Film-maker Moore bites the Hollywood hand that fed him
Published 07/09/2009 | 06:08
The documentary film-maker Michael Moore - who has made a fortune out of attacking America's obsession with guns, its health care system and the Iraq war - is not a man to hold his tongue and doff his cap. In fact, far from holding his tongue, he has proceeded to bite the hand that feeds and attacked his own studio bosses.
In an outburst at the Venice Film Festival that could spell the end of his Hollywood career, Moore turned on a roomful of executives from the film company that bankrolled his latest movie and ridiculed them as the perfect example of a capitalist corporation he criticises in his new film, before pointing out that he is now wealthy enough to make his own.
Moore, whose film ‘Capitalism: A Love Story' is in the festival's official competition, stood in front of executives from the big-budget studio Paramount and openly mocked them. “Why would these companies give money to me, a guy who is diametrically opposed to everything they stand for?” he said.
“One of the beautiful flaws of capitalism is they will use the rope you give them to hang themselves if you can make a buck. Every single movie I have made over the past 20 years has made a profit. There are not a dozen people who can even say that. I'm in a very desirable club,” he said.
But Moore, whose film is a scathing critique of America's Wall Street bankers whom he brands “gamblers”, said he may never make another Hollywood-backed film after this damning indictment of capitalism.
“I got the sense that they (Hollywood's moneymen) don't care what I think or feel . . . I thought, ‘Why don't I make a movie that will guarantee me never getting a dime from them ever again?'
“I think this is the last time they will give me that money. They are not an ideology, they are just about money,” he said.
Moore added that he had been saving his millions so that when Hollywood finally turns against him, he will be able to fund his own documentaries.
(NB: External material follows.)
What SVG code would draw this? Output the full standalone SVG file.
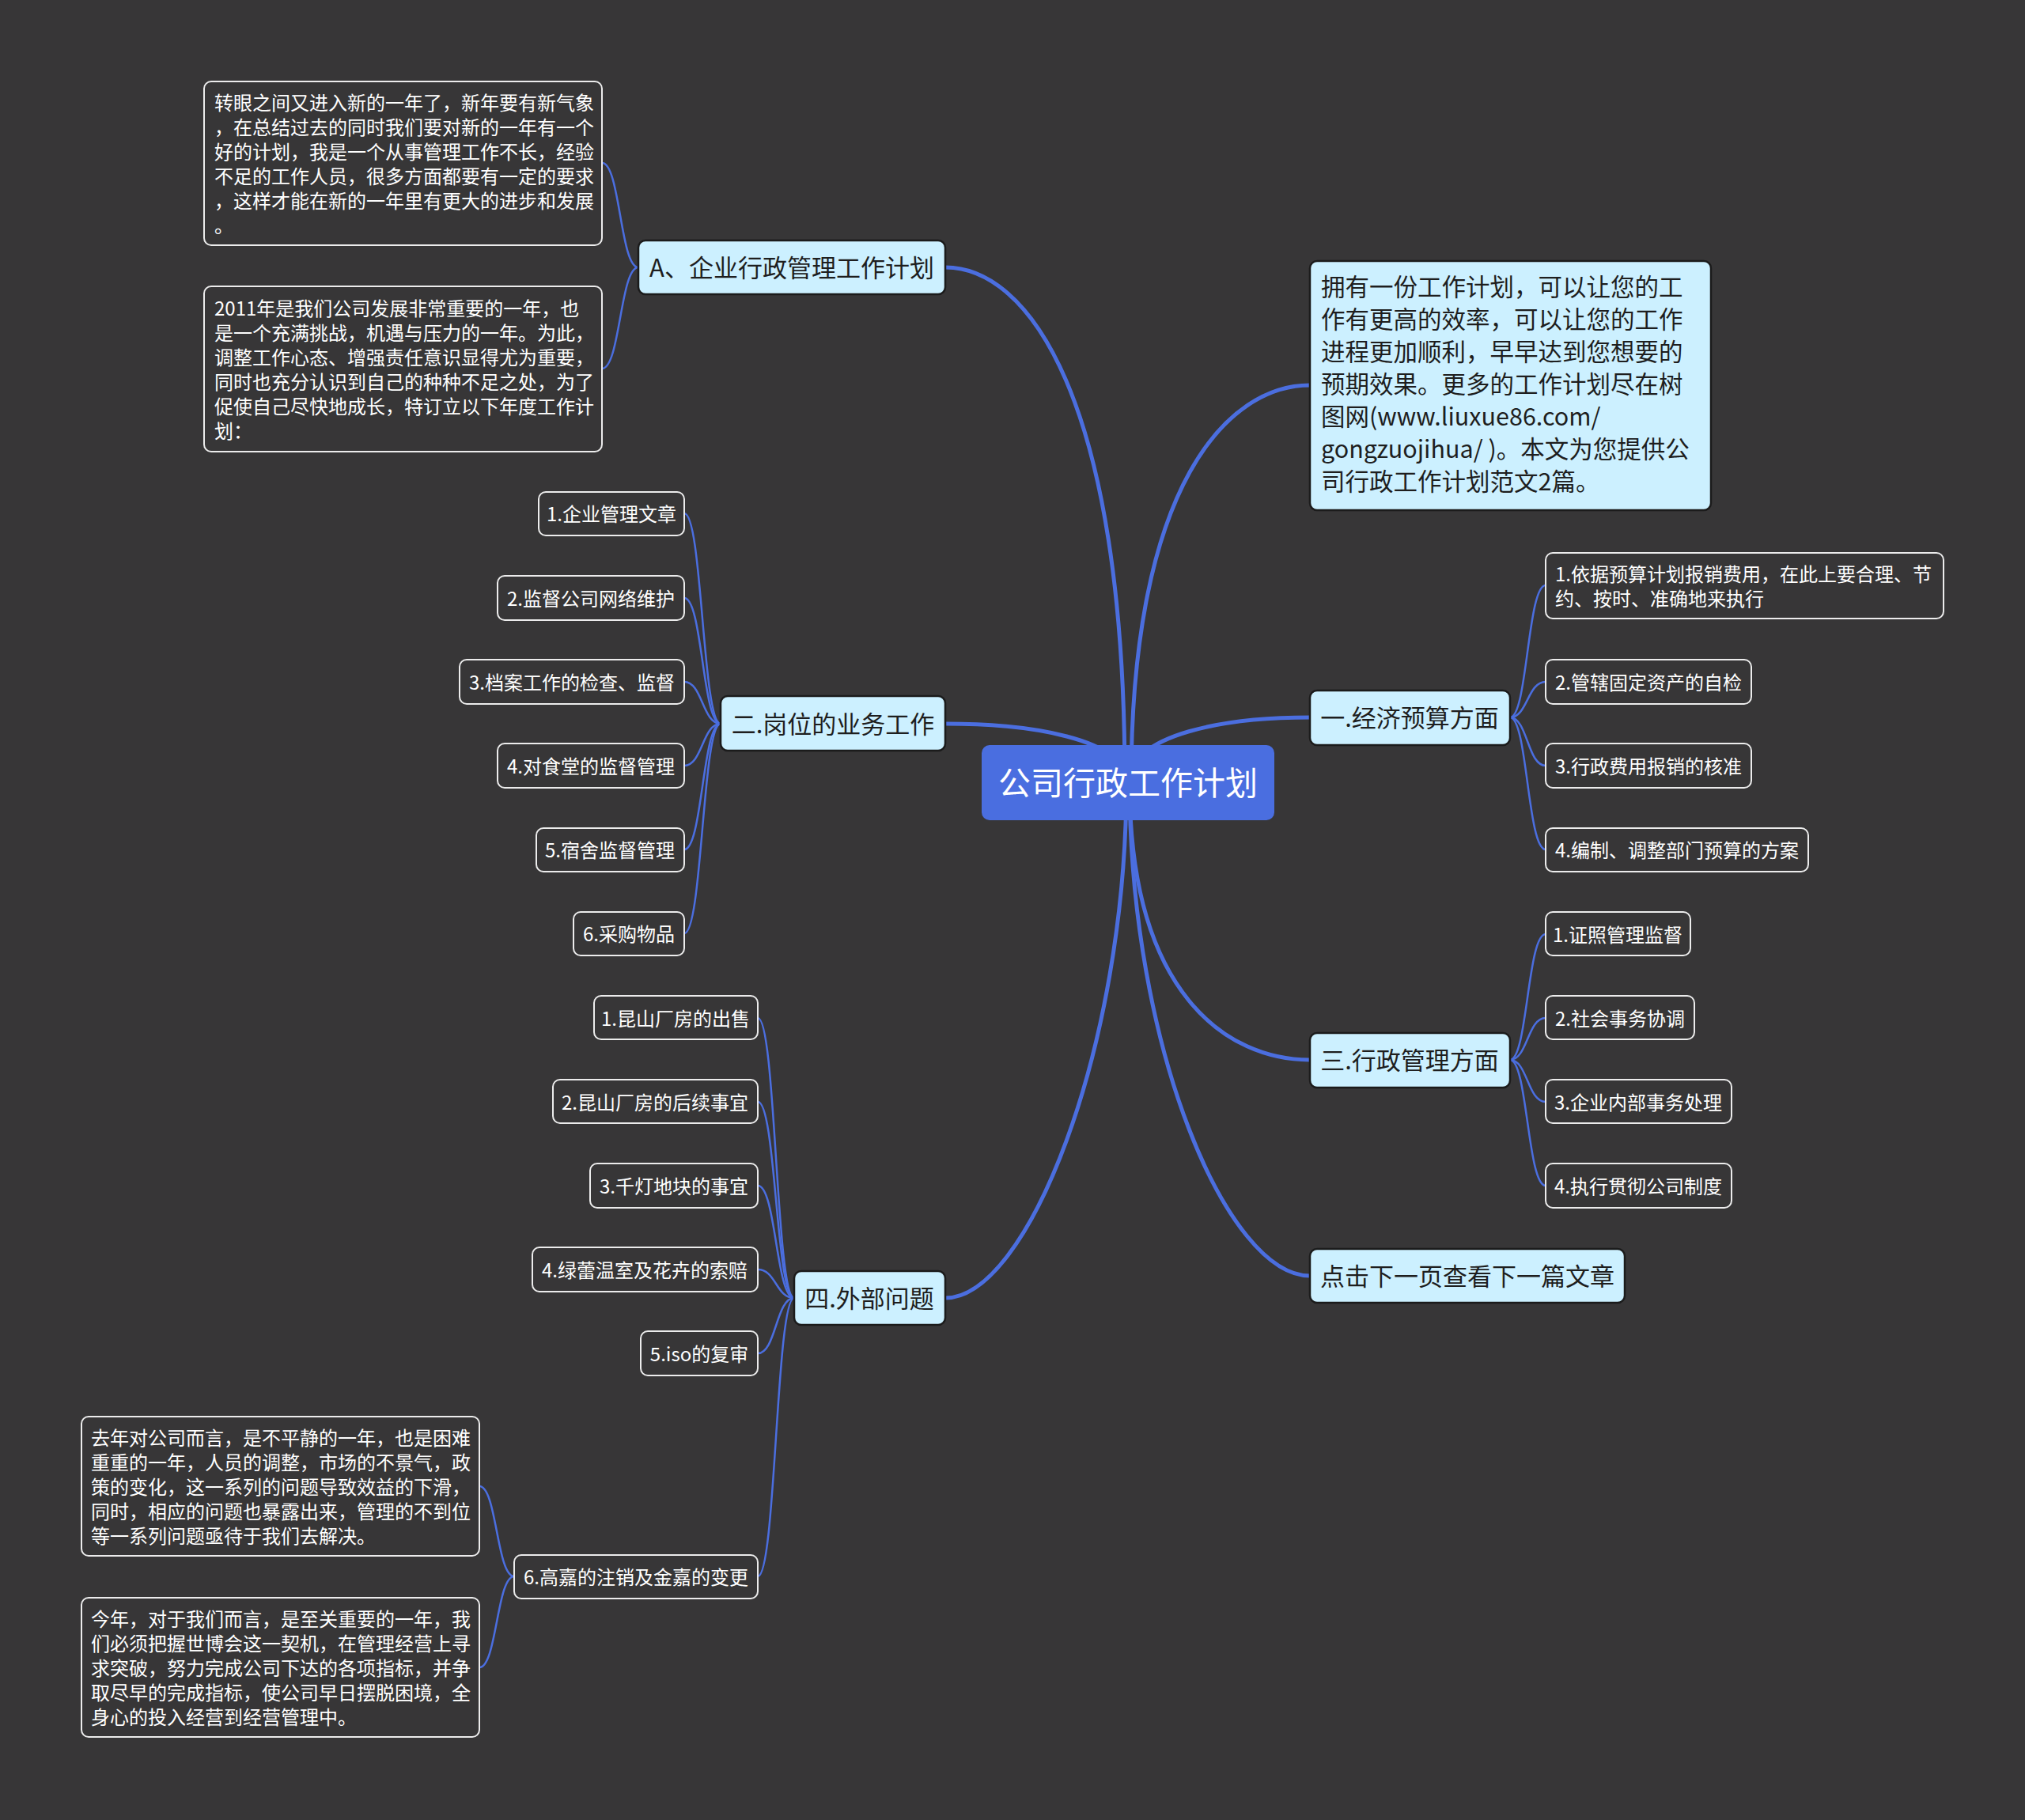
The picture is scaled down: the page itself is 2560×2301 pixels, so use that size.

His documentary ‘Fahrenheit 9/11' — which argues that George W Bush waged a war on Iraq “based on a lie which he knew was a lie” — was made on a budget of around €1.4m yet made a worldwide profit of €84m, an astounding achievement for a documentary.
Moore's film is one of six US entries in the running for the prestigious Golden Lion to be awarded next weekend.
The Venice festival has increasingly brought Hollywood glamour to the red carpet over the years. The healthy selection of American films this year has attracted the likes of Nicolas Cage, Eva Mendes and George Clooney to the Lido in Venice.